__What you will do__:
Starting at the first line of the data, please print exactly those lines through the one that holds "const signalY = -11.32", omitting every picture.
■ ■ ■ ■ ■
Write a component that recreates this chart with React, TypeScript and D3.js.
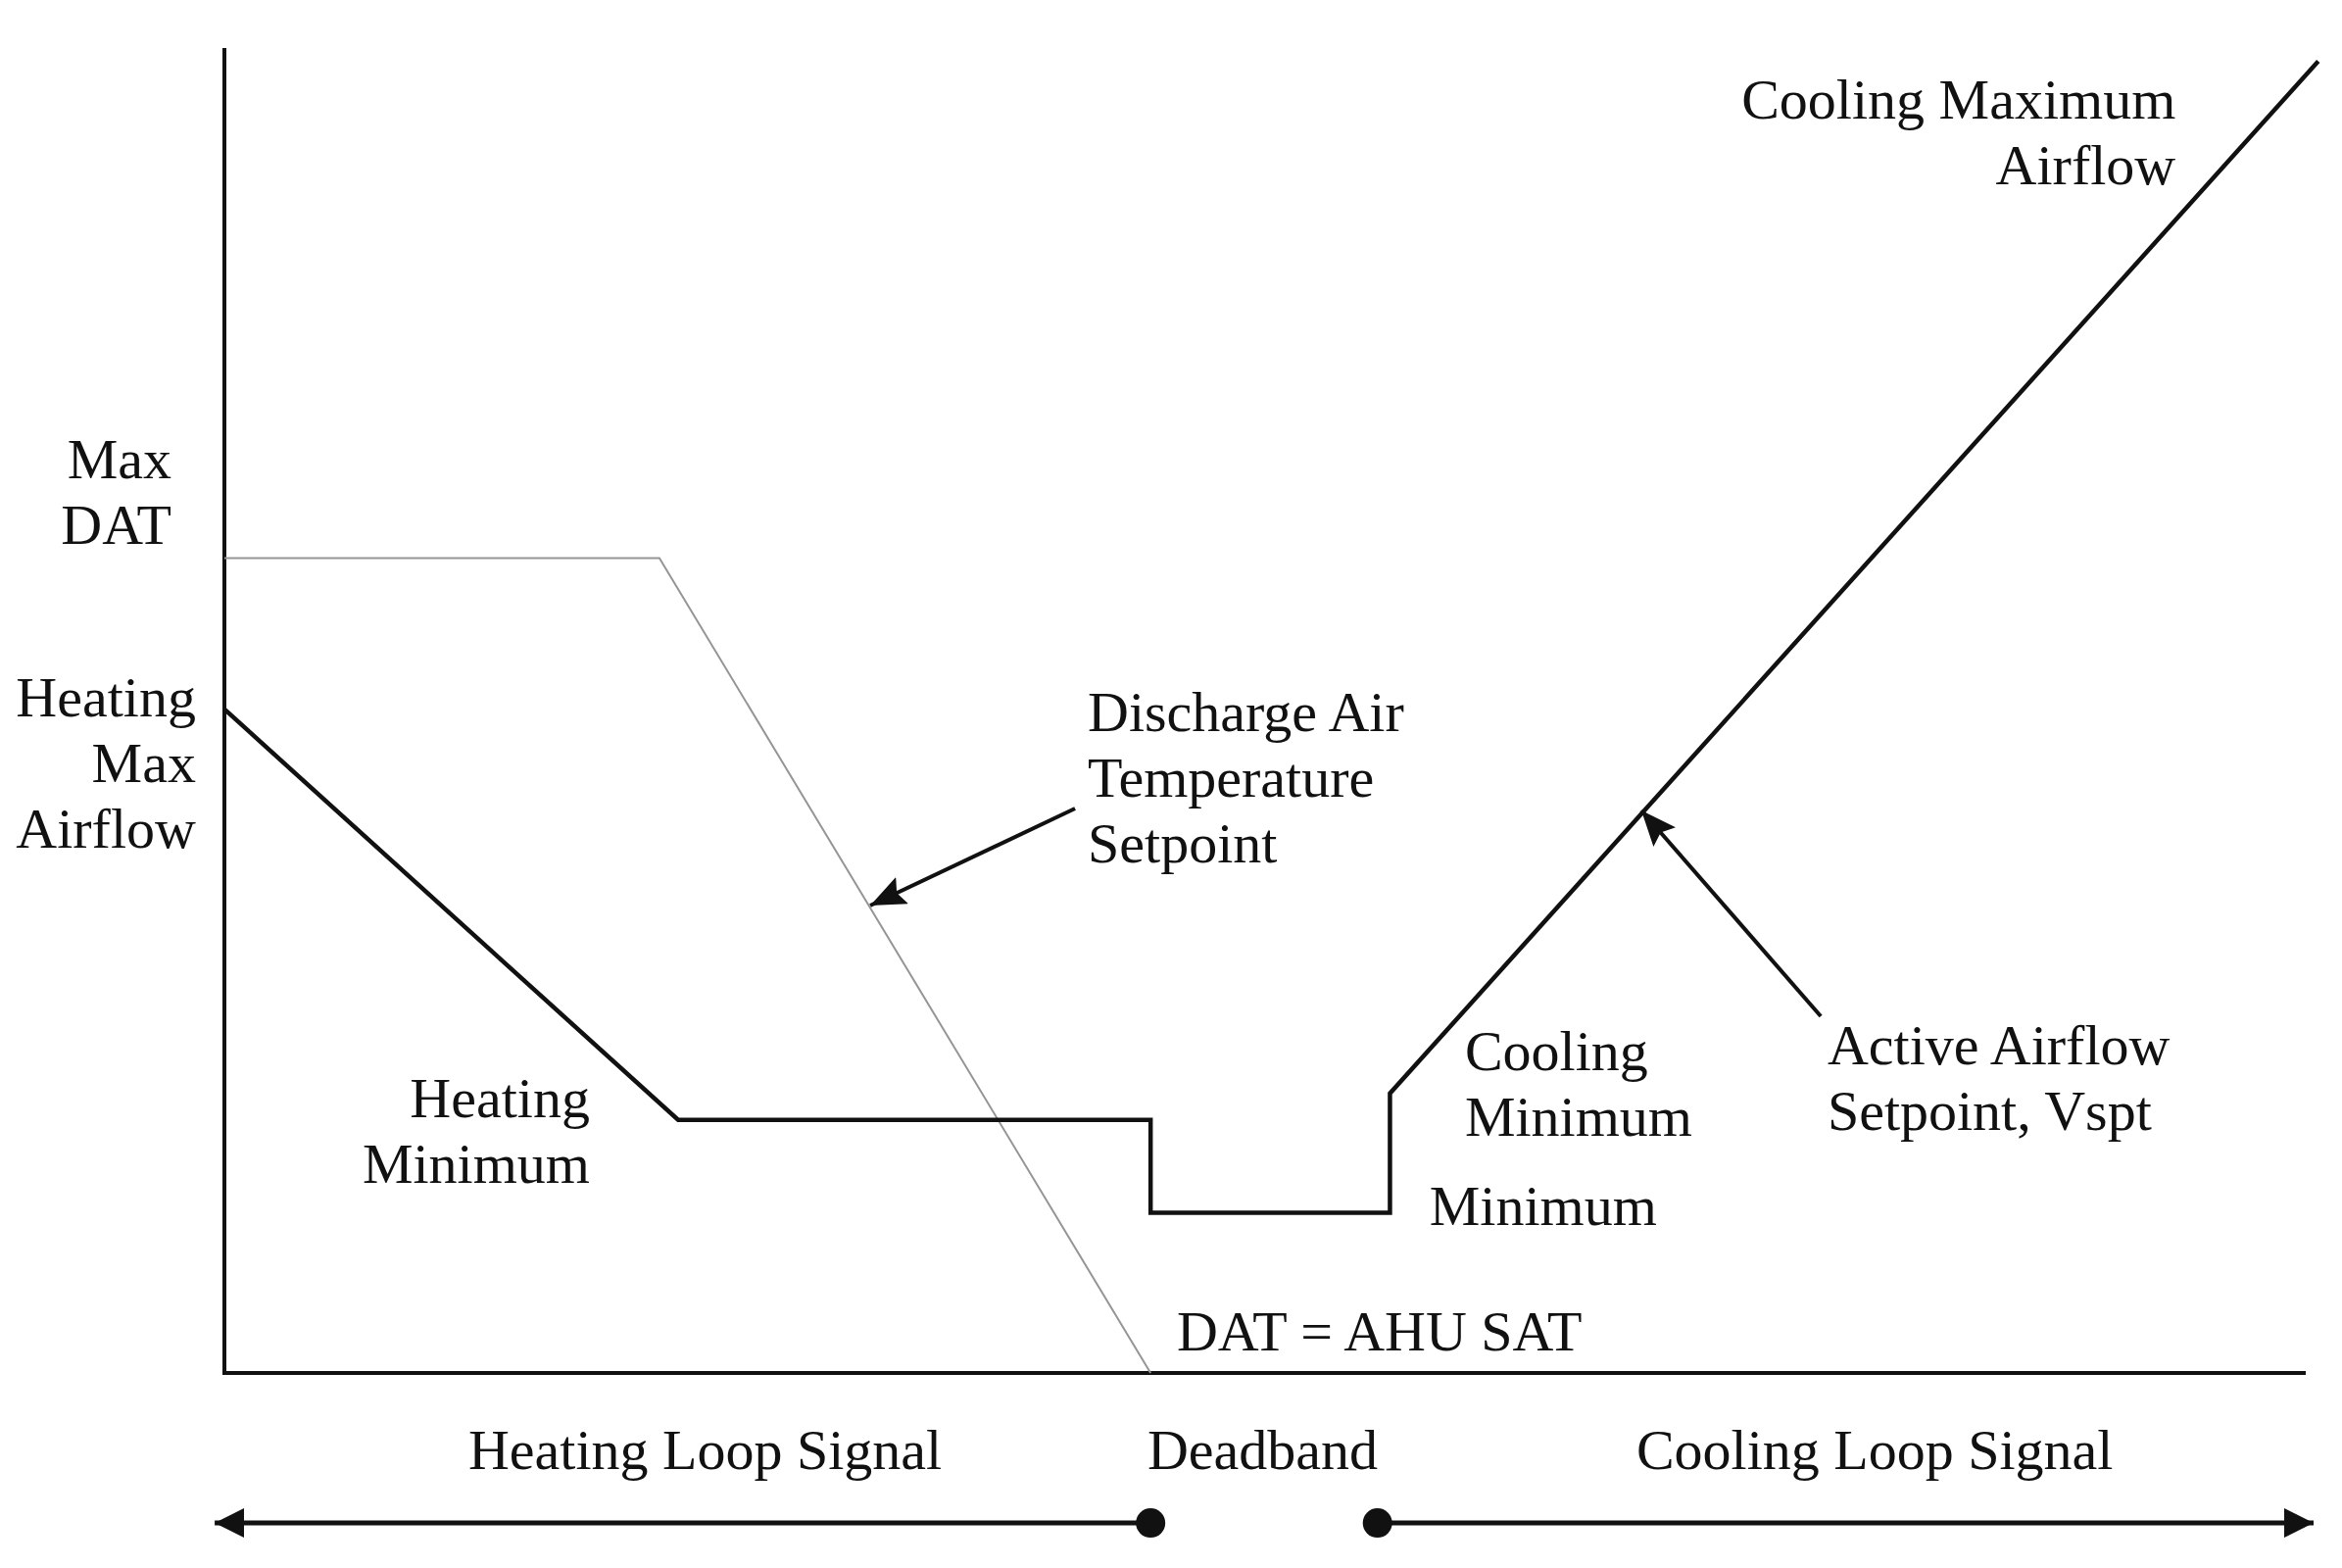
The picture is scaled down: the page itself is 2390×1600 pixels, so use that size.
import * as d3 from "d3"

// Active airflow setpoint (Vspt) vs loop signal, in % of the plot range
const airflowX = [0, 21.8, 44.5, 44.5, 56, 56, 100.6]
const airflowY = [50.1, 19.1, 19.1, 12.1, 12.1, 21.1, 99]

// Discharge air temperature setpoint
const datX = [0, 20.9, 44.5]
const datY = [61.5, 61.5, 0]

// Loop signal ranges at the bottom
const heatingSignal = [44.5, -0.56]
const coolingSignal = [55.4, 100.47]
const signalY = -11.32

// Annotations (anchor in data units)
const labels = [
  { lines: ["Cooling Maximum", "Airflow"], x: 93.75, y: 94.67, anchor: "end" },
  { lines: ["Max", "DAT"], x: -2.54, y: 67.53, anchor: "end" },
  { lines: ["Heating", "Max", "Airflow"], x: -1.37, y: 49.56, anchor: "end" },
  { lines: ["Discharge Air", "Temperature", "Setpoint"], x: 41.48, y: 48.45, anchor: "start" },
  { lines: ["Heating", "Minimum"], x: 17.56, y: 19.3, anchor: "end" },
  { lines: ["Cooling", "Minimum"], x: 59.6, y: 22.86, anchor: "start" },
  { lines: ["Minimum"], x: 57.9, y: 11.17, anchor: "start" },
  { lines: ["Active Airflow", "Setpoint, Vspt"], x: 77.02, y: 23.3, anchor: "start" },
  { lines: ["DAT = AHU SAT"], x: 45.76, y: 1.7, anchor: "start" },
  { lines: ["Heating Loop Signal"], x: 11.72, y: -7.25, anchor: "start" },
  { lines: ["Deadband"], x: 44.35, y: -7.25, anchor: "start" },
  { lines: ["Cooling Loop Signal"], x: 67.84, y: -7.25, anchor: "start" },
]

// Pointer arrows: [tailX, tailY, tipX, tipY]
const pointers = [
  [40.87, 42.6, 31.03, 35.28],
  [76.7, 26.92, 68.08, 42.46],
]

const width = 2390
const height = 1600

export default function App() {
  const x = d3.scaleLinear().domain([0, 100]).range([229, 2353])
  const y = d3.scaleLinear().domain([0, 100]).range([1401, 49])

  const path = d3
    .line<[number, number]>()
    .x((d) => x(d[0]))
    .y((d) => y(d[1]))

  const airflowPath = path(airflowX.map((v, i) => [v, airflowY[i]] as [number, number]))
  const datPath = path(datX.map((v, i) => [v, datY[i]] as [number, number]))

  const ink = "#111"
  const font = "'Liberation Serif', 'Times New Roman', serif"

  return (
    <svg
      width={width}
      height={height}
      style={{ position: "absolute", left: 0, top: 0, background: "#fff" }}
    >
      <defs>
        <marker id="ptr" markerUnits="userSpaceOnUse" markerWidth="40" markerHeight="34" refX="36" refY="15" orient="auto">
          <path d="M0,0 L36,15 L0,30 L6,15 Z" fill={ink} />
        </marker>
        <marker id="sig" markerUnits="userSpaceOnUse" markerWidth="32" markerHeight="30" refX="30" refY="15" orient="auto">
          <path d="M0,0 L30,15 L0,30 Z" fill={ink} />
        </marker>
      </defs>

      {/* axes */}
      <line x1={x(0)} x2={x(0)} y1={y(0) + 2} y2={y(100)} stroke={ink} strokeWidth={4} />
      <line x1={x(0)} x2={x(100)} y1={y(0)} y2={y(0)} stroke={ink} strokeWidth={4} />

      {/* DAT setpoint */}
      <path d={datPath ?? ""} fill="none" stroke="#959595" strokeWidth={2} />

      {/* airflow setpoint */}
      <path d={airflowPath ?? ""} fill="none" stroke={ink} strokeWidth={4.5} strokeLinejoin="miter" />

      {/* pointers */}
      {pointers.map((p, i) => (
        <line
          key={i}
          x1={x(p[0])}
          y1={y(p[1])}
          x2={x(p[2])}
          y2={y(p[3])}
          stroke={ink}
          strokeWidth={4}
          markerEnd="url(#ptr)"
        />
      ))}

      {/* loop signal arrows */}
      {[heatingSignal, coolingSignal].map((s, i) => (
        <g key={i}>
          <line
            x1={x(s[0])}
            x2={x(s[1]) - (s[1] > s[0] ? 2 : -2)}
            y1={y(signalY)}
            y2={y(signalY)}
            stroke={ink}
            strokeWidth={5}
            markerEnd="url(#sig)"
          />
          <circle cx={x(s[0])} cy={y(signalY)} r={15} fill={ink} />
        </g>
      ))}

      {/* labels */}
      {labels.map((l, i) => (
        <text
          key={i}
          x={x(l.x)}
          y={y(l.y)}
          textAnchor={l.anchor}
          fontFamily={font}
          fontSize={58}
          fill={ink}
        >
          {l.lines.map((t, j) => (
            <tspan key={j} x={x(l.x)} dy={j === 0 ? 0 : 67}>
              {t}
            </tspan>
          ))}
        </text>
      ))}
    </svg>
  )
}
■ ■ ■ ■ ■
__Written response__:
Write a component that recreates this chart with React, TypeScript and D3.js.
The picture is scaled down: the page itself is 2390×1600 pixels, so use that size.
import * as d3 from "d3"

// Active airflow setpoint (Vspt) vs loop signal, in % of the plot range
const airflowX = [0, 21.8, 44.5, 44.5, 56, 56, 100.6]
const airflowY = [50.1, 19.1, 19.1, 12.1, 12.1, 21.1, 99]

// Discharge air temperature setpoint
const datX = [0, 20.9, 44.5]
const datY = [61.5, 61.5, 0]

// Loop signal ranges at the bottom
const heatingSignal = [44.5, -0.56]
const coolingSignal = [55.4, 100.47]
const signalY = -11.32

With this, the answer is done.